Supply worries continue

Any way you slice it, the cattle market is extremely tight right now and probably is getting tighter. Simply looking at the futures market, the trade is clearly anticipating continued short supplies, with another $4/cwt. of upside priced into the November and December contracts.

USDA will not release its monthly "Cattle on Feed" report until Oct. 31 — a two-week delay necessitated by the extended shutdown — and the trade is expecting the report to show a sharp reduction in the number of cattle on feedlots as of Oct. 1.

Analysts predicted a more than 7% drop in the inventory figure, although they are expecting slightly larger September placements than last year and a more than 4% hike in marketings (Table).

"Supplies in feedlots are particularly tight, with September inventories down 7.2% from the previous year," economists Steve Meyer and Len Steiner said in the "Daily Livestock Report." "While feedlot inventories were tight as of Sept. 1, placements in the summer months were skewed toward heavier placements, implying that the marketing window will be front-loaded."

Add to that observation last week's news that Cargill will close and sell its 62,000-head feedlot in Lockney, Texas, as the latest casualty of the multiyear drought in the region.

While the news itself wasn't all that surprising given that the yard largely supplied the company's now-idle beef processing plant near Plainview, Texas, it underscores the fact that the number of cattle in the Texas Panhandle is far, far smaller than the supply available just a few years ago.

An open question for the market is the impact of the unexpected blizzard that rocked South Dakota and parts of surrounding states earlier this month.

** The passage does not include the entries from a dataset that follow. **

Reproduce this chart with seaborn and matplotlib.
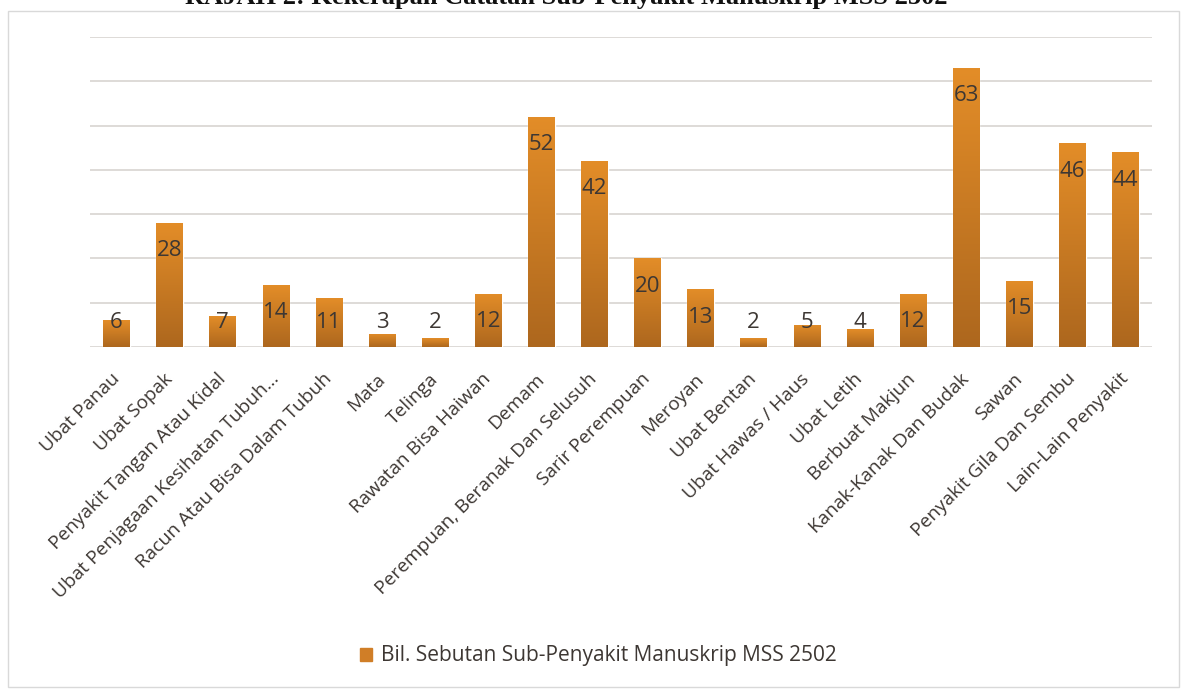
import numpy as np
import pandas as pd
import matplotlib
matplotlib.use("Agg")
import matplotlib.pyplot as plt
import seaborn as sns
from matplotlib.colors import LinearSegmentedColormap
from matplotlib.patches import Rectangle

categories = [
    "Ubat Panau", "Ubat Sopak", "Penyakit Tangan Atau Kidal",
    "Ubat Penjagaan Kesihatan Tubuh…", "Racun Atau Bisa Dalam Tubuh",
    "Mata", "Telinga", "Rawatan Bisa Haiwan", "Demam",
    "Perempuan, Beranak Dan Selusuh", "Sarir Perempuan", "Meroyan",
    "Ubat Bentan", "Ubat Hawas / Haus", "Ubat Letih", "Berbuat Makjun",
    "Kanak-Kanak Dan Budak", "Sawan", "Penyakit Gila Dan Sembu",
    "Lain-Lain Penyakit",
]
counts = [6, 28, 7, 14, 11, 3, 2, 12, 52, 42, 20, 13, 2, 5, 4, 12, 63, 15, 46, 44]

series_name = "Bil. Sebutan Sub-Penyakit Manuskrip MSS 2502"
title = "RAJAH 2: Kekerapan Catatan Sub-Penyakit Manuskrip MSS 2502"

df = pd.DataFrame({"kategori": categories, "bil": counts})

sns.set_theme(style="white")
plt.rcParams["font.family"] = ["Open Sans", "DejaVu Sans"]

text_col = "#3d3733"
top_col = "#e38d28"
bot_col = "#ad671e"

fig = plt.figure(figsize=(11.82, 6.89), dpi=100)
W, H = 1182, 689
ax = fig.add_axes([90 / W, 1 - 347 / H, (1152 - 90) / W, (347 - 37) / H])

sns.barplot(data=df, x="kategori", y="bil", color=top_col, width=0.5,
            ax=ax, zorder=3)

# vertical gradient on each bar
cmap = LinearSegmentedColormap.from_list("bar", [bot_col, top_col])
grad = np.linspace(0, 1, 256).reshape(-1, 1)
for p in ax.patches:
    x0, y0 = p.get_x(), p.get_y()
    im = ax.imshow(grad, extent=[x0, x0 + p.get_width(), y0, y0 + p.get_height()],
                   origin="lower", cmap=cmap, aspect="auto", zorder=3.5)
    im.set_clip_path(p)

ax.set_xlim(-0.5, len(categories) - 0.5)
ax.set_ylim(0, 70)
ax.set_yticks(np.arange(0, 71, 10))
ax.yaxis.grid(True, color="#dedad7", linewidth=1.4, zorder=0)
ax.set_yticklabels([])
ax.tick_params(axis="y", length=0)
ax.tick_params(axis="x", length=0, pad=21)
for s in ax.spines.values():
    s.set_visible(False)
ax.set_xlabel("")
ax.set_ylabel("")

ax.set_xticks(range(len(categories)))
ax.set_xticklabels(categories, rotation=45, ha="right", va="center",
                   rotation_mode="anchor", fontsize=13.8, color=text_col)

# data labels near the top of each bar
for i, v in enumerate(counts):
    ax.text(i, max(v - 6.3, 5.6), str(v), ha="center", va="center",
            fontsize=16, color=text_col, zorder=5)

fig.legend(handles=[Rectangle((0, 0), 1, 1, color="#d07e27")], labels=[series_name],
           loc="center", bbox_to_anchor=(598 / W, 1 - 656 / H), frameon=False,
           fontsize=15, handlelength=0.6, handleheight=0.6, handletextpad=0.4,
           labelcolor=text_col)

# chart frame
fig.patches.append(Rectangle((8 / W, 0.003), (1179 - 8) / W, (686 - 8) / H - 0.003,
                             transform=fig.transFigure, fill=False,
                             edgecolor="#d9d9d9", linewidth=1.0))
fig.text(566 / W, 1 - 4 / H, title, ha="center", va="baseline",
         fontsize=19, fontweight="bold", family="Liberation Serif", color="#111111")

fig.savefig("out.png", dpi=100)
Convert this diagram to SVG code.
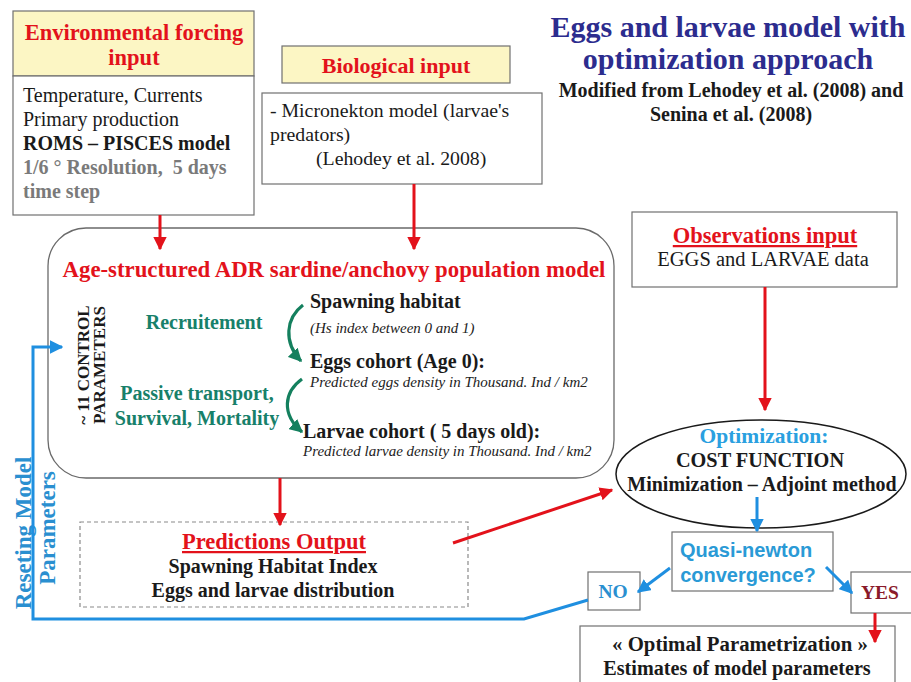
<svg xmlns="http://www.w3.org/2000/svg" width="911" height="682" viewBox="0 0 911 682">
  <defs>
    <style>
      text { font-family: "Liberation Serif", "Times New Roman", serif; }
      .sans { font-family: "Liberation Sans", Arial, sans-serif; }
      .box { fill: #ffffff; stroke: #707070; stroke-width: 1.2; }
      .hdr { fill: #fcf6c4; stroke: #707070; stroke-width: 1.2; }
      .red { fill: #e3121b; font-weight: bold; }
      .blk { fill: #1a1a1a; }
      .bold { font-weight: bold; }
      .teal { fill: #17806a; font-weight: bold; font-size: 20px; }
      .it { font-style: italic; font-size: 15px; fill: #222; }
      .blue { fill: #2a8fd0; font-weight: bold; }
      .redline { stroke: #e3121b; stroke-width: 3; fill: none; }
      .blueline { stroke: #1f8fe0; stroke-width: 3; fill: none; }
      .greenline { stroke: #14805e; stroke-width: 3.2; fill: none; }
    </style>
    <marker id="arrRed" viewBox="0 0 10 10" refX="9" refY="5" markerWidth="4.5" markerHeight="4.5" orient="auto">
      <path d="M0,0 L10,5 L0,10 z" fill="#e3121b"/>
    </marker>
    <marker id="arrBlue" viewBox="0 0 10 10" refX="9" refY="5" markerWidth="4.5" markerHeight="4.5" orient="auto">
      <path d="M0,0 L10,5 L0,10 z" fill="#1f8fe0"/>
    </marker>
    <marker id="arrGreen" viewBox="0 0 10 10" refX="9" refY="5" markerWidth="4.2" markerHeight="4.2" orient="auto">
      <path d="M0,0 L10,5 L0,10 z" fill="#14805e"/>
    </marker>
  </defs>

  <rect width="911" height="682" fill="#ffffff"/>

  <!-- Title -->
  <g id="title">
    <text x="728" y="37" text-anchor="middle" font-size="30" font-weight="bold" fill="#2c2c8e">Eggs and larvae model with</text>
    <text x="728" y="69" text-anchor="middle" font-size="30" font-weight="bold" fill="#2c2c8e">optimization approach</text>
    <text x="731" y="97" text-anchor="middle" font-size="20" class="bold blk">Modified from Lehodey et al. (2008) and</text>
    <text x="731" y="121" text-anchor="middle" font-size="20" class="bold blk">Senina et al. (2008)</text>
  </g>

  <!-- Environmental forcing input -->
  <g id="env-input">
    <rect class="hdr" x="13" y="11" width="241" height="65"/>
    <text x="134" y="40" text-anchor="middle" font-size="22.5" class="red">Environmental forcing</text>
    <text x="134" y="65" text-anchor="middle" font-size="22.5" class="red">input</text>
    <rect class="box" x="13" y="76" width="241" height="139"/>
    <text x="23" y="102" font-size="20" class="blk">Temperature, Currents</text>
    <text x="23" y="126" font-size="20" class="blk">Primary production</text>
    <text x="23" y="150" font-size="20" class="bold blk">ROMS – PISCES model</text>
    <text x="23" y="174" font-size="20" font-weight="bold" fill="#7a7a7a" xml:space="preserve">1/6 ° Resolution,  5 days</text>
    <text x="23" y="198" font-size="20" font-weight="bold" fill="#7a7a7a">time step</text>
  </g>

  <!-- Biological input -->
  <g id="bio-input">
    <rect class="hdr" x="282" y="46" width="228" height="37"/>
    <text x="396" y="73" text-anchor="middle" font-size="22" class="red">Biological input</text>
    <rect class="box" x="262" y="93" width="280" height="91"/>
    <text x="270" y="117" font-size="19.8" class="blk">- Micronekton model (larvae's</text>
    <text x="270" y="141" font-size="19.8" class="blk">predators)</text>
    <text x="316" y="165" font-size="19.8" class="blk">(Lehodey et al. 2008)</text>
  </g>

  <!-- Population model -->
  <g id="population-model">
    <rect x="48" y="228" width="566" height="250" rx="38" ry="38" fill="#ffffff" stroke="#6a6a6a" stroke-width="1.3"/>
    <text x="334" y="277" text-anchor="middle" font-size="22.8" class="red">Age-structured ADR sardine/anchovy population model</text>
    <text transform="translate(89,365) rotate(-90)" text-anchor="middle" font-size="17" class="bold blk">~ 11 CONTROL</text>
    <text transform="translate(105,365) rotate(-90)" text-anchor="middle" font-size="17" class="bold blk">PARAMETERS</text>
    <text x="204" y="329" text-anchor="middle" class="teal">Recruitement</text>
    <text x="197" y="400" text-anchor="middle" class="teal">Passive transport,</text>
    <text x="197" y="425" text-anchor="middle" class="teal">Survival, Mortality</text>
    <text x="310" y="308" font-size="20" class="bold blk">Spawning habitat</text>
    <text x="310" y="333" class="it">(Hs index between 0 and 1)</text>
    <text x="310" y="368" font-size="20" class="bold blk">Eggs cohort (Age 0):</text>
    <text x="310" y="387" class="it">Predicted eggs density in Thousand. Ind / km2</text>
    <text x="303" y="438" font-size="20" class="bold blk">Larvae cohort ( 5 days old):</text>
    <text x="303" y="456" class="it">Predicted larvae density in Thousand. Ind / km2</text>
    <path class="greenline" d="M303,305 C286,318 283,342 301,361" marker-end="url(#arrGreen)"/>
    <path class="greenline" d="M302,379 C284,392 281,414 302,432" marker-end="url(#arrGreen)"/>
  </g>

  <!-- Observations input -->
  <g id="obs-input">
    <rect class="box" x="632" y="212" width="265" height="75"/>
    <text x="765" y="243" text-anchor="middle" font-size="22.5" class="red" text-decoration="underline">Observations input</text>
    <text x="763" y="266" text-anchor="middle" font-size="20.5" class="blk">EGGS and LARVAE data</text>
  </g>

  <!-- Optimization ellipse -->
  <g id="optimization">
    <ellipse cx="761" cy="474" rx="145" ry="54" fill="#ffffff" stroke="#1a1a1a" stroke-width="1.5"/>
    <text x="764" y="443" text-anchor="middle" font-size="21.5" font-weight="bold" fill="#2aa0e0">Optimization:</text>
    <text x="760" y="467" text-anchor="middle" font-size="20.3" class="bold blk">COST FUNCTION</text>
    <text x="762" y="491" text-anchor="middle" font-size="20" class="bold blk">Minimization – Adjoint method</text>
  </g>

  <!-- Predictions output -->
  <g id="predictions">
    <rect x="80" y="522" width="388" height="85" fill="#ffffff" stroke="#8a8a8a" stroke-width="1.2" stroke-dasharray="4,3"/>
    <text x="274" y="549" text-anchor="middle" font-size="22.5" class="red" text-decoration="underline">Predictions Output</text>
    <text x="273" y="573" text-anchor="middle" font-size="20" class="bold blk">Spawning Habitat Index</text>
    <text x="273" y="597" text-anchor="middle" font-size="20" class="bold blk">Eggs and larvae distribution</text>
  </g>

  <!-- Quasi-newton test -->
  <g id="quasi-newton">
    <rect class="box" x="672" y="532" width="161" height="59"/>
    <text x="746" y="557" text-anchor="middle" font-size="20" font-weight="bold" fill="#2a9ad6" class="sans">Quasi-newton</text>
    <text x="748" y="582" text-anchor="middle" font-size="20" font-weight="bold" fill="#2a9ad6" class="sans">convergence?</text>
  </g>

  <g id="no">
    <rect class="box" x="588" y="572" width="52" height="38"/>
    <text x="613" y="598" text-anchor="middle" font-size="19.5" class="blue">NO</text>
  </g>

  <g id="yes">
    <rect class="box" x="851" y="572" width="64" height="41"/>
    <text x="880" y="599" text-anchor="middle" font-size="19.5" font-weight="bold" fill="#8a1a2a">YES</text>
  </g>

  <!-- Optimal parametrization -->
  <g id="optimal">
    <rect class="box" x="580" y="626" width="315" height="62"/>
    <text x="740" y="651" text-anchor="middle" font-size="20.8" class="bold blk">« Optimal Parametrization »</text>
    <text x="737" y="675" text-anchor="middle" font-size="20.2" class="bold blk">Estimates of model parameters</text>
  </g>

  <!-- Reset label -->
  <g id="reset-label">
    <text transform="translate(31,533) rotate(-90)" text-anchor="middle" font-size="23" class="blue">Reseting Model</text>
    <text transform="translate(55,528) rotate(-90)" text-anchor="middle" font-size="23" class="blue">Parameters</text>
  </g>

  <!-- Connectors -->
  <g id="connectors">
    <line class="redline" x1="160" y1="215" x2="160" y2="249" marker-end="url(#arrRed)"/>
    <line class="redline" x1="414" y1="184" x2="414" y2="249" marker-end="url(#arrRed)"/>
    <line class="redline" x1="280" y1="478" x2="280" y2="525" marker-end="url(#arrRed)"/>
    <line class="redline" x1="765" y1="287" x2="765" y2="410" marker-end="url(#arrRed)"/>
    <line class="redline" x1="453" y1="543" x2="612" y2="490" marker-end="url(#arrRed)"/>
    <line class="redline" x1="875" y1="613" x2="875" y2="642" marker-end="url(#arrRed)"/>
    <line class="blueline" x1="757" y1="497" x2="757" y2="531" marker-end="url(#arrBlue)"/>
    <line class="blueline" x1="670" y1="568" x2="638" y2="592" marker-end="url(#arrBlue)"/>
    <line class="blueline" x1="826" y1="567" x2="852" y2="593" marker-end="url(#arrBlue)"/>
    <polyline class="blueline" points="588,600 524,619 33,619 33,347 62,347" marker-end="url(#arrBlue)"/>
  </g>
</svg>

With USDA offices offline and available information largely based on anecdotal sources, it is hard to know exactly how many cows and calves were lost to the storm.

South Dakota's state veterinarian could only certify several-thousand head last week, though he acknowledged that producers' reporting of such losses is a lengthy process and that the true extent of the damage to the state's cattle inventory may not be known for some time.

Suffice it to say, however, that if the number is as large as some speculate, it would be yet another reason to assume that a robust rebuilding of the nation's cattle herd is still years away.

Continued supply woes mean that prices should be supported for some time, but feeders who have been bleeding red ink for more than two years should closely watch beef demand as cash-strapped consumers might eventually balk at paying record prices for beef.

According to one relatively new indicator — Oklahoma State University's "Food Demand Survey" — that might already be happening.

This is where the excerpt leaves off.